Is there a way to get round this? The only solution I can think of is:
- replace nulls with some other value
- save the results of the aggregated functions I want to run to a separate dataframe
- reset the index (not clear to me if an index can be null)
- change 'some other value' back to nan
However, this poses a number of problems: not only is it cumbersome, but I need to replace nans with a value that is not already present in the data. Does anyone have a better way to do this?
Yes, I know simlar questions have been asked (groupby columns with NaN (missing) values ) but years ago, so I was wondering if new solutions have come up in the meanwhile.
Also, the docs mention that this behaviour is consistent with R, but that's not entirely true, because R has an option NOT to omit nans, which instead pandas does not have.

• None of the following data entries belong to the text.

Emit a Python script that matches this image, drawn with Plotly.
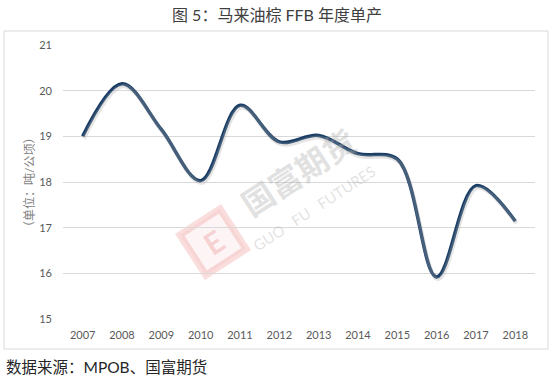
import math
import plotly.graph_objects as go

years = ["2007", "2008", "2009", "2010", "2011", "2012", "2013", "2014", "2015", "2016", "2017", "2018"]
yield_ffb = [19.0, 20.15, 19.15, 18.03, 19.68, 18.88, 19.02, 18.62, 18.5, 15.92, 17.92, 17.14]
y_ticks = [15, 16, 17, 18, 19, 20, 21]

W, H = 554, 382
L, R, T, B = 63, 19, 45, 63
pw, ph = W - L - R, H - T - B

def px(x):
    return (x - L) / pw

def py(y):
    return (H - B - y) / ph

def rot_square(cx, cy, half, ang_deg):
    a = math.radians(ang_deg)
    pts = []
    for dx, dy in [(-half, -half), (half, -half), (half, half), (-half, half)]:
        rx = cx + dx * math.cos(a) - dy * math.sin(a)
        ry = cy + dx * math.sin(a) + dy * math.cos(a)
        pts.append((px(rx), py(ry)))
    return "M " + " L ".join(f"{x:.4f},{y:.4f}" for x, y in pts) + " Z"

fig = go.Figure()

# soft shadow line on an overlaid, slightly shifted axis pair
fig.add_trace(go.Scatter(
    x=years, y=yield_ffb, mode="lines", xaxis="x2", yaxis="y2",
    line=dict(color="rgba(170,170,170,0.30)", width=4, shape="spline", smoothing=1.0),
    hoverinfo="skip", showlegend=False))

fig.add_trace(go.Scatter(
    x=years, y=yield_ffb, mode="lines",
    line=dict(color="#1A3E66", width=3.5, shape="spline", smoothing=1.0),
    showlegend=False))

font_lat = "Lato, 'Noto Sans CJK SC', sans-serif"

fig.update_layout(
    width=W, height=H,
    margin=dict(l=L, r=R, t=T, b=B),
    paper_bgcolor="white", plot_bgcolor="white",
    font=dict(family=font_lat, color="#595959", size=11),
    xaxis=dict(type="category", range=[-0.5, 11.5], showgrid=False, zeroline=False,
               showline=False, ticks="", ticklabelstandoff=8,
               tickfont=dict(size=11, color="#595959")),
    yaxis=dict(range=[15, 21], tickvals=y_ticks, showgrid=True, gridcolor="#D9D9D9",
               gridwidth=1, zeroline=False, showline=False, ticks="",
               ticklabelstandoff=10, tickfont=dict(size=11, color="#595959")),
    xaxis2=dict(type="category", overlaying="x", range=[-0.53, 11.47], visible=False),
    yaxis2=dict(overlaying="y", range=[15.05, 21.05], visible=False),
    shapes=[
        dict(type="rect", xref="paper", yref="paper",
             x0=px(4), x1=px(548), y0=py(349), y1=py(31),
             line=dict(color="#D9D9D9", width=1), fillcolor="rgba(0,0,0,0)", layer="below"),
        dict(type="path", xref="paper", yref="paper", path=rot_square(213, 242, 24, -33),
             line=dict(color="rgba(235,120,120,0.25)", width=7),
             fillcolor="rgba(245,200,200,0.18)", layer="below"),
    ],
    annotations=[
        dict(text="图 5：马来油棕 FFB 年度单产", xref="paper", yref="paper", x=px(277), y=py(14),
             showarrow=False, xanchor="center", yanchor="middle",
             font=dict(size=16, color="#404040", family=font_lat)),
        dict(text="（单位：吨/公顷）", xref="paper", yref="paper", x=px(30), y=py(183),
             textangle=-90, showarrow=False, xanchor="center", yanchor="middle",
             font=dict(size=12, color="#7F7F7F", family=font_lat)),
        dict(text="数据来源：MPOB、国富期货", xref="paper", yref="paper", x=px(4), y=py(367),
             showarrow=False, xanchor="left", yanchor="middle",
             font=dict(size=15.5, color="#262626", family=font_lat)),
        # watermark
        dict(text="<b>国富期货</b>", xref="paper", yref="paper", x=px(298), y=py(172),
             textangle=-33, showarrow=False, xanchor="center", yanchor="middle",
             font=dict(size=32, color="rgba(170,170,170,0.35)", family=font_lat)),
        dict(text="GUO   FU   FUTURES", xref="paper", yref="paper", x=px(314), y=py(208),
             textangle=-33, showarrow=False, xanchor="center", yanchor="middle",
             font=dict(size=15, color="rgba(170,170,170,0.35)", family=font_lat)),
        dict(text="<b>E</b>", xref="paper", yref="paper", x=px(213), y=py(242),
             textangle=-33, showarrow=False, xanchor="center", yanchor="middle",
             font=dict(size=30, color="rgba(230,120,120,0.30)", family=font_lat)),
    ],
)

fig.write_html("out.html", config={"displayModeBar": False},
               post_script="document.body.style.margin='0px';")
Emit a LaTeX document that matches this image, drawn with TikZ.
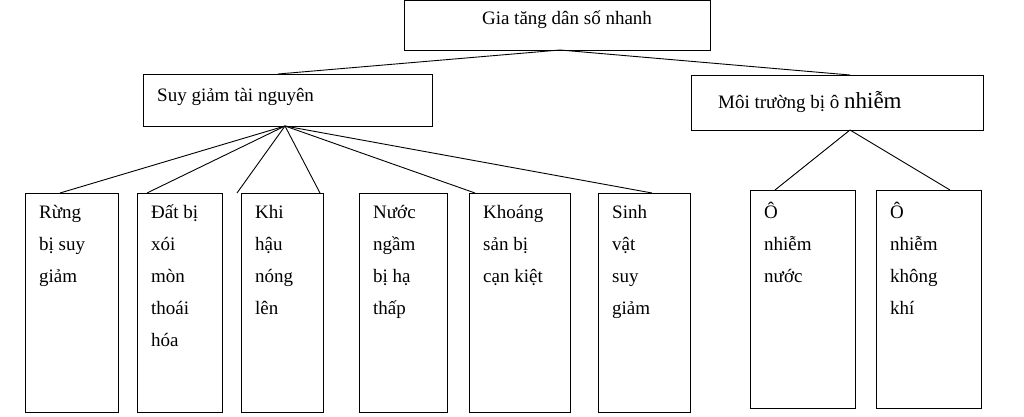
\documentclass[tikz,border=0pt]{standalone}
\usepackage{fontspec}
\setmainfont{Liberation Serif}
\begin{document}
\begin{tikzpicture}[x=1pt,y=-1pt,
  box/.style={draw,line width=0.9pt,inner sep=0,anchor=north west},
  txt/.style={anchor=north west,align=left,inner sep=0,font=\fontsize{19}{32}\selectfont},
  ln/.style={line width=0.9pt}]
\useasboundingbox[fill=white] (0,0) rectangle (1024,417);
\node[box,minimum width=306,minimum height=50] (top) at (404,0) {};
\node[font=\fontsize{19}{24}\selectfont] at (567,20) {Gia tăng dân số nhanh};
\node[box,minimum width=289,minimum height=52] (sg) at (143,74) {};
\node[txt] at (157,88) {Suy giảm tài nguyên};
\node[box,minimum width=292,minimum height=55] (mt) at (691,75) {};
\node[anchor=west,inner sep=0] at (718,102) {\fontsize{19}{24}\selectfont Môi trường bị ô \fontsize{23}{24}\selectfont nhiễm};
\foreach \n/\x/\w/\t in {b1/25/93/{Rừng\\bị suy\\giảm},b2/137/85/{Đất bị\\xói\\mòn\\thoái\\hóa},b3/241/82/{Khi\\hậu\\nóng\\lên},b4/359/88/{Nước\\ngầm\\bị hạ\\thấp},b5/469/101/{Khoáng\\sản bị\\cạn kiệt},b6/598/92/{Sinh\\vật\\suy\\giảm}}{
  \node[box,minimum width=\w,minimum height=219] (\n) at (\x,193) {};
  \node[txt] at (\x+14,205) {\t};
}
\node[box,minimum width=105,minimum height=218] (b7) at (750,190) {};
\node[txt] at (764,202) {Ô\\nhiễm\\nước};
\node[box,minimum width=105,minimum height=218] (b8) at (876,190) {};
\node[txt] at (890,202) {Ô\\nhiễm\\không\\khí};
\coordinate (tb) at (560,50);
\coordinate (sgt) at (278,74);
\coordinate (mtt) at (850,75);
\draw[ln] (tb) -- (sgt);
\draw[ln] (tb) -- (mtt);
\coordinate (sgb) at (285,126);
\foreach \n/\x in {b1/60,b2/147,b3/237,b4/320,b5/475,b6/652}
  \draw[ln] (sgb) -- (\x,193);
\coordinate (mtb) at (850,130);
\draw[ln] (mtb) -- (775,190);
\draw[ln] (mtb) -- (950,190);
\end{tikzpicture}
\end{document}
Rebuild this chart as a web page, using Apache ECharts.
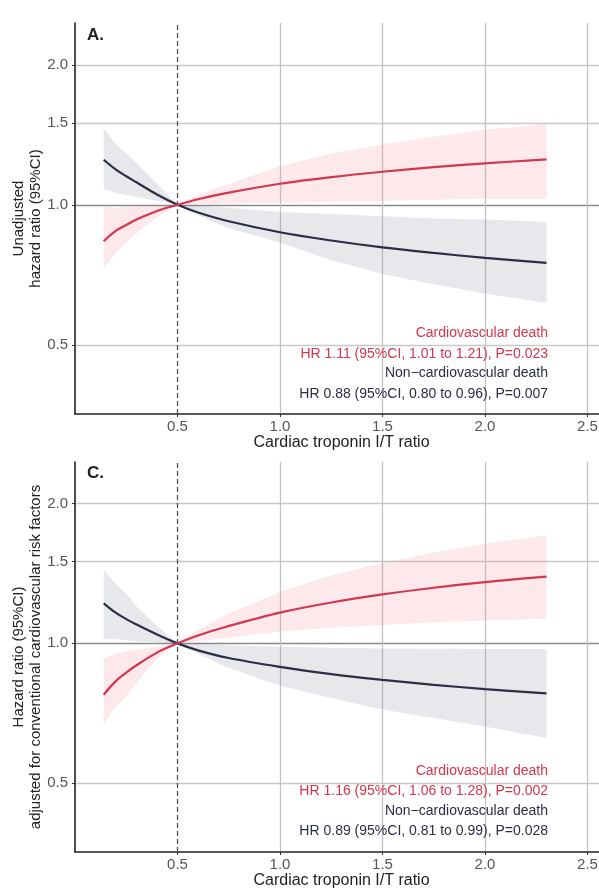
<!DOCTYPE html>
<html><head><meta charset="utf-8">
<script src="https://cdn.jsdelivr.net/npm/echarts@6/dist/echarts.min.js"></script>
<style>html,body{margin:0;padding:0;background:#fff;overflow:hidden}#c{width:599px;height:888px}</style>
</head><body><div id="c"></div>
<script>
// x positions (Cardiac troponin I/T ratio)
const xs = [0.14, 0.2, 0.25, 0.3, 0.4, 0.5, 0.6, 0.75, 1.0, 1.25, 1.5, 1.75, 2.0, 2.3];

// Panel A (unadjusted)
const aCvd     = [0.835, 0.88, 0.905, 0.93, 0.97, 1.0, 1.028, 1.062, 1.11, 1.147, 1.178, 1.205, 1.228, 1.252];
const aCvdHi   = [0.99, 0.985, 0.99, 0.99, 0.995, 1.0, 1.05, 1.11, 1.21, 1.29, 1.35, 1.40, 1.45, 1.49];
const aCvdLo   = [0.73, 0.79, 0.83, 0.87, 0.94, 1.0, 1.005, 1.005, 1.01, 1.015, 1.02, 1.025, 1.03, 1.03];
const aNcvd    = [1.25, 1.19, 1.152, 1.118, 1.052, 1.0, 0.963, 0.922, 0.873, 0.838, 0.81, 0.788, 0.769, 0.75];
const aNcvdHi  = [1.46, 1.35, 1.29, 1.23, 1.11, 1.0, 0.995, 0.985, 0.965, 0.955, 0.945, 0.935, 0.93, 0.92];
const aNcvdLo  = [1.08, 1.06, 1.05, 1.04, 1.02, 1.0, 0.95, 0.89, 0.83, 0.76, 0.71, 0.675, 0.645, 0.615];

// Panel C (adjusted)
const cCvd     = [0.775, 0.83, 0.865, 0.897, 0.955, 1.0, 1.04, 1.09, 1.165, 1.225, 1.275, 1.318, 1.355, 1.392];
const cCvdHi   = [0.93, 0.95, 0.96, 0.97, 0.985, 1.0, 1.07, 1.16, 1.29, 1.40, 1.49, 1.57, 1.64, 1.71];
const cCvdLo   = [0.67, 0.73, 0.77, 0.82, 0.93, 1.0, 1.01, 1.03, 1.06, 1.08, 1.095, 1.11, 1.12, 1.13];
const cNcvd    = [1.22, 1.163, 1.128, 1.098, 1.045, 1.0, 0.966, 0.93, 0.89, 0.858, 0.834, 0.814, 0.797, 0.78];
const cNcvdHi  = [1.44, 1.34, 1.28, 1.20, 1.09, 1.0, 1.0, 0.99, 0.983, 0.978, 0.975, 0.973, 0.972, 0.972];
const cNcvdLo  = [1.025, 1.02, 1.015, 1.01, 1.005, 1.0, 0.95, 0.885, 0.81, 0.762, 0.72, 0.69, 0.662, 0.625];

// tick values / labels
const yTicks = [0.5, 1.0, 1.5, 2.0];
const xTicks = [0.5, 1.0, 1.5, 2.0, 2.5];
const refRatio = 0.5; // dashed reference ratio

const panelLabels = ['A.', 'C.'];
const yNames = ['Unadjusted\nhazard ratio (95%CI)', 'Hazard ratio (95%CI)\nadjusted for conventional cardiovascular risk factors'];
const xName = 'Cardiac troponin I/T ratio';
const notesA = ['Cardiovascular death', 'HR 1.11 (95%CI, 1.01 to 1.21), P=0.023', 'Non\u2212cardiovascular death', 'HR 0.88 (95%CI, 0.80 to 0.96), P=0.007'];
const notesC = ['Cardiovascular death', 'HR 1.16 (95%CI, 1.06 to 1.28), P=0.002', 'Non\u2212cardiovascular death', 'HR 0.89 (95%CI, 0.81 to 0.99), P=0.028'];

const RED = '#d3364f', NAVY = '#2b2e44';
const PINK = 'rgba(244,130,150,0.18)', GREYB = 'rgba(120,126,152,0.18)';
const FONT = 'Liberation Sans, Arial, sans-serif';

const pts = arr => xs.map((x, i) => [x, arr[i]]);
const band = (lo, hi) => xs.map((x, i) => [x, lo[i], hi[i]]);

const chart = echarts.init(document.getElementById('c'));

function axes(idx) {
  return {
    x: {
      type: 'value', gridIndex: idx, min: 0, max: 2.6, interval: 0.5,
      axisLine: { show: true, onZero: false, lineStyle: { color: '#222', width: 1.6 } },
      axisTick: { show: true, length: 3, lineStyle: { color: '#333' }, customValues: xTicks },
      axisLabel: { customValues: xTicks, formatter: v => v.toFixed(1), color: '#555', fontSize: 15, margin: 5, fontFamily: FONT },
      splitLine: { show: true, lineStyle: { color: ['rgba(0,0,0,0)', '#c4c4c4', '#c4c4c4', '#c4c4c4', '#c4c4c4'], width: 1.3 } },
      name: xName, nameLocation: 'middle', nameGap: 21, nameMoveOverlap: false,
      nameTextStyle: { color: '#222', fontSize: 16, fontFamily: FONT }
    },
    y: {
      type: 'log', gridIndex: idx, min: 0.355, max: 2.46,
      axisLine: { show: true, lineStyle: { color: '#222', width: 1.6 } },
      axisTick: { show: true, length: 3, lineStyle: { color: '#333' }, customValues: yTicks },
      axisLabel: { customValues: yTicks, formatter: v => Number(v).toFixed(1), color: '#555', fontSize: 15, margin: 7, fontFamily: FONT },
      splitLine: { show: true, lineStyle: { color: ['#c8c8c8', '#8a8a8a', '#c8c8c8', '#c8c8c8'], width: 1.3 } },
      minorTick: { show: false }, minorSplitLine: { show: false },
      name: yNames[idx], nameLocation: 'middle', nameRotate: 90, nameGap: 31, nameMoveOverlap: false,
      nameTextStyle: { color: '#222', fontSize: 15, lineHeight: 17, fontFamily: FONT }
    }
  };
}

function bandSeries(idx, data, color) {
  return {
    type: 'custom', xAxisIndex: idx, yAxisIndex: idx, silent: true, clip: true, z: 2,
    data: data, encode: { x: 0, y: [1, 2] },
    renderItem: function (params, api) {
      if (params.dataIndex !== 0) return null;
      const top = [], bot = [];
      for (let i = 0; i < data.length; i++) {
        top.push(api.coord([data[i][0], data[i][2]]));
        bot.push(api.coord([data[i][0], data[i][1]]));
      }
      return { type: 'polygon', shape: { points: top.concat(bot.reverse()) }, style: { fill: color } };
    }
  };
}

function panelSeries(idx, cvd, cvdHi, cvdLo, ncvd, ncvdHi, ncvdLo) {
  const base = { xAxisIndex: idx, yAxisIndex: idx, type: 'line', symbol: 'none', smooth: 0.35, silent: true, z: 5 };
  return [
    bandSeries(idx, band(cvdLo, cvdHi), PINK),
    bandSeries(idx, band(ncvdLo, ncvdHi), GREYB),
    Object.assign({}, base, { name: 'n' + idx, data: pts(ncvd), lineStyle: { color: NAVY, width: 2.2 },
      markLine: { silent: true, symbol: 'none', label: { show: false },
        lineStyle: { color: '#555', type: [5, 3], width: 1.3 }, data: [{ xAxis: refRatio }] } }),
    Object.assign({}, base, { name: 'c' + idx, data: pts(cvd), lineStyle: { color: RED, width: 2.2 } })
  ];
}

const aA = axes(0), aC = axes(1);

function notes(list, ys) {
  const cols = [RED, RED, NAVY, NAVY];
  return list.map((t, i) => ({
    type: 'text', z: 100, x: 548, y: ys[i],
    style: { text: t, textAlign: 'right', textVerticalAlign: 'middle', fill: cols[i], font: '14px ' + FONT }
  }));
}

chart.setOption({
  animation: false,
  textStyle: { fontFamily: FONT },
  grid: [
    { left: 75, top: 23, width: 533, height: 391, outerBoundsMode: 'none', containLabel: false },
    { left: 75, top: 462, width: 533, height: 390, outerBoundsMode: 'none', containLabel: false }
  ],
  xAxis: [aA.x, aC.x],
  yAxis: [aA.y, aC.y],
  series: [].concat(
    panelSeries(0, aCvd, aCvdHi, aCvdLo, aNcvd, aNcvdHi, aNcvdLo),
    panelSeries(1, cCvd, cCvdHi, cCvdLo, cNcvd, cNcvdHi, cNcvdLo)
  ),
  graphic: [
    { type: 'text', x: 87, y: 35, style: { text: panelLabels[0], textVerticalAlign: 'middle', fill: '#222', font: 'bold 17px ' + FONT } },
    { type: 'text', x: 87, y: 473, style: { text: panelLabels[1], textVerticalAlign: 'middle', fill: '#222', font: 'bold 17px ' + FONT } }
  ].concat(notes(notesA, [333, 354, 373, 394]), notes(notesC, [771, 791, 811, 831]))
});
</script>
</body></html>
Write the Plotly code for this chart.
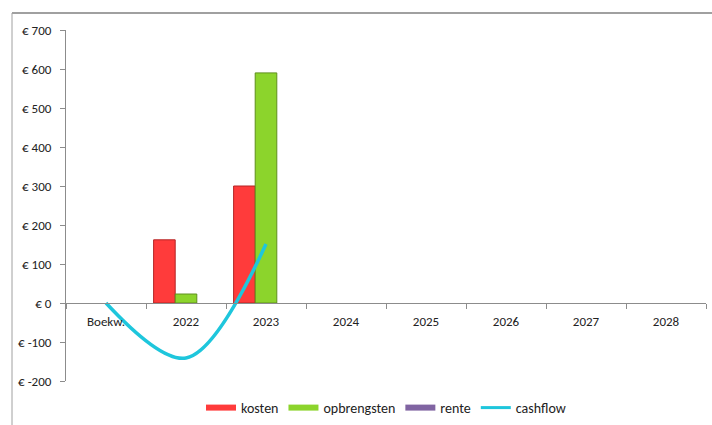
import plotly.graph_objects as go

categories = ["Boekw.", "2022", "2023", "2024", "2025", "2026", "2027", "2028"]
kosten = [None, 162, 300, None, None, None, None, None]
opbrengsten = [None, 23, 590, None, None, None, None, None]
rente = [0, 0, 0, 0, 0, 0, 0, 0]
cashflow_x = ["Boekw.", "2022", "2023"]
cashflow = [0, -141, 151]
y_tickvals = [-200, -100, 0, 100, 200, 300, 400, 500, 600, 700]
y_ticktext = ["€ -200", "€ -100", "€ 0", "€ 100", "€ 200", "€ 300", "€ 400", "€ 500", "€ 600", "€ 700"]

FONT = "Carlito, Lato, 'Liberation Sans', sans-serif"
RED, GREEN, PURPLE, CYAN = "#FF3B3B", "#8CD42C", "#8064A2", "#1EC6DC"

fig = go.Figure()
fig.add_trace(go.Bar(x=categories, y=kosten, name="kosten", showlegend=False,
                     marker=dict(color=RED, line=dict(color="#B52525", width=1))))
fig.add_trace(go.Bar(x=categories, y=opbrengsten, name="opbrengsten", showlegend=False,
                     marker=dict(color=GREEN, line=dict(color="#5E8F1C", width=1))))
fig.add_trace(go.Bar(x=categories, y=rente, name="rente", showlegend=False,
                     marker=dict(color=PURPLE, line=dict(width=0))))
fig.add_trace(go.Scatter(x=cashflow_x, y=cashflow, name="cashflow", mode="lines", showlegend=False,
                         line=dict(color=CYAN, width=3.5, shape="spline", smoothing=1.0)))
# legend entries (wide swatches like the original)
for name, col, w in [("kosten", RED, 6), ("opbrengsten", GREEN, 6), ("rente", PURPLE, 6), ("cashflow", CYAN, 3)]:
    fig.add_trace(go.Scatter(x=[None], y=[None], name=name, mode="lines",
                             line=dict(color=col, width=w), showlegend=True))

ymin, ymax = -200, 700
fig.update_layout(
    width=712, height=425,
    margin=dict(l=66, r=6, t=30, b=44, autoexpand=False),
    paper_bgcolor="white", plot_bgcolor="white",
    font=dict(family=FONT, size=13, color="#222"),
    barmode="group", bargap=0.19, bargroupgap=0,
    showlegend=True,
    legend=dict(orientation="h", x=0.5, xanchor="center", yref="container",
                y=1 - 408 / 425, yanchor="middle",
                font=dict(size=14), traceorder="normal", itemwidth=30),
    xaxis=dict(type="category", categoryorder="array", categoryarray=categories,
               range=[-0.5, 7.5], anchor="free", position=(0 - ymin) / (ymax - ymin),
               showline=True, linecolor="#8C8C8C", linewidth=1,
               ticks="outside", tickson="boundaries", ticklen=5, tickcolor="#8C8C8C",
               ticklabelstandoff=6, automargin=False,
               showgrid=False, zeroline=False, tickfont=dict(size=13)),
    yaxis=dict(range=[ymin, ymax], tickvals=y_tickvals, ticktext=y_ticktext,
               showline=True, linecolor="#8C8C8C", linewidth=1,
               ticks="outside", ticklen=5, tickcolor="#8C8C8C",
               ticklabelstandoff=6, automargin=False,
               showgrid=False, zeroline=False, tickfont=dict(size=13)),
    shapes=[
        dict(type="line", xref="paper", yref="paper",
             x0=(12 - 66) / 640, x1=(712 - 66) / 640 + 0.05,
             y0=1 + 17 / 351, y1=1 + 17 / 351,
             line=dict(color="#A0A0A0", width=2)),
        dict(type="line", xref="paper", yref="paper",
             x0=(12 - 66) / 640, x1=(12 - 66) / 640,
             y0=1 + 17 / 351, y1=-0.2,
             line=dict(color="#A0A0A0", width=1)),
    ],
)

fig.write_html("out.html")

I have put together a simple example of what I mean:
import pandas as pd
import numpy as np
df=pd.DataFrame()
df['id']= np.repeat( [1,2],3 )
df['x']=1
df.ix[0,'id'] = np.nan
print df
gr = df.groupby('id')
print gr.count()
df['id'].fillna(999, inplace=True)
newgr = df.groupby('id')
#changing groups doesn't seem to have any effect:
newgr.groups[np.nan] = newgr.groups.pop(999)
print 'After the change:'
print newgr.groups
print newgr.count()
print 'id still shows up as 999'
print 'Instead, I can change the final output:'
mycount = newgr.count().reset_index()
mycount.ix[mycount['id'] == 999, 'id' ] = np.nan
print mycount